In closing, forgiveness is ultimately for our good. It frees our minds and our souls from the corruption of the world’s ways.

If you would like help with forgiving yourself, God, or others, we recommend going through the Moving Mountains workbook (teen and adult editions available). You are not alone. Most people struggle to forgive. Moving Mountains will help you uproot unforgiveness and process past hurts and wounds with Jesus, so that you can release the people who have caused them.

Testimonies from the Moving Mountains workbook

I would like to thank my daughter for inviting me to go through this workbook with her.

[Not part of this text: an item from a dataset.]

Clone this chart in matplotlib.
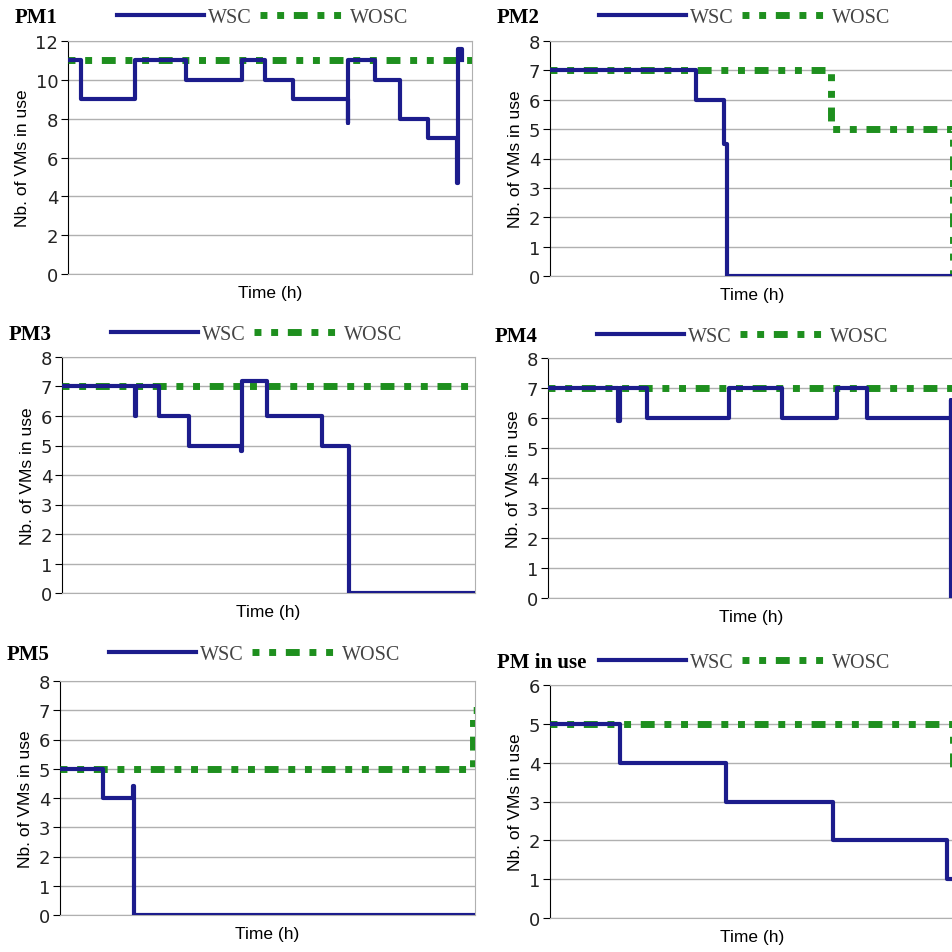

As a matter of fact, both of my daughters and I took this together. My oldest is in Montgomery, AL. I’ve never experienced anything like this before. The Lord showed up for me each session. I received FREEDOM in a lot of areas some of which I thought I was already free in. But God revealed things that were hidden, and I’m so grateful for the opportunity to get them right. I’m choosing to share this piece because it’s what has been holding me back my entire life. Here goes. I’ve struggled with feeling insecure and not good enough for as long as I can remember. I do not trust anyone easily. My parents got divorced when I was sixteen years old then went on with their lives as if my sister and I didn’t exist. I’m the middle child of three. I have an older sister and a younger brother. This breakup left me homeless. When the divorce was finalized, my mom took my brother and moved back to her hometown in Georgia, my dad reenlisted in the army for another tour. My sister had been taken out of the home a year or two earlier and was in foster care so that left me. My senior year in high school was not enjoyable. I didn’t go to the prom or the senior trip etc. Over the years of walking with the Lord I thought I had forgiven my parents for leaving me and not taking care of me or protecting me. But this course revealed the real truth about my unforgiveness and my dislike I secretly felt towards my parents. I never thought my insecurities were due to being abandoned. Honestly, I didn’t even know that I was abandoned until this course. This explains a LOT. I THANK GOD FOR HEALING, DELIVERANCE, AND FREEDOM!!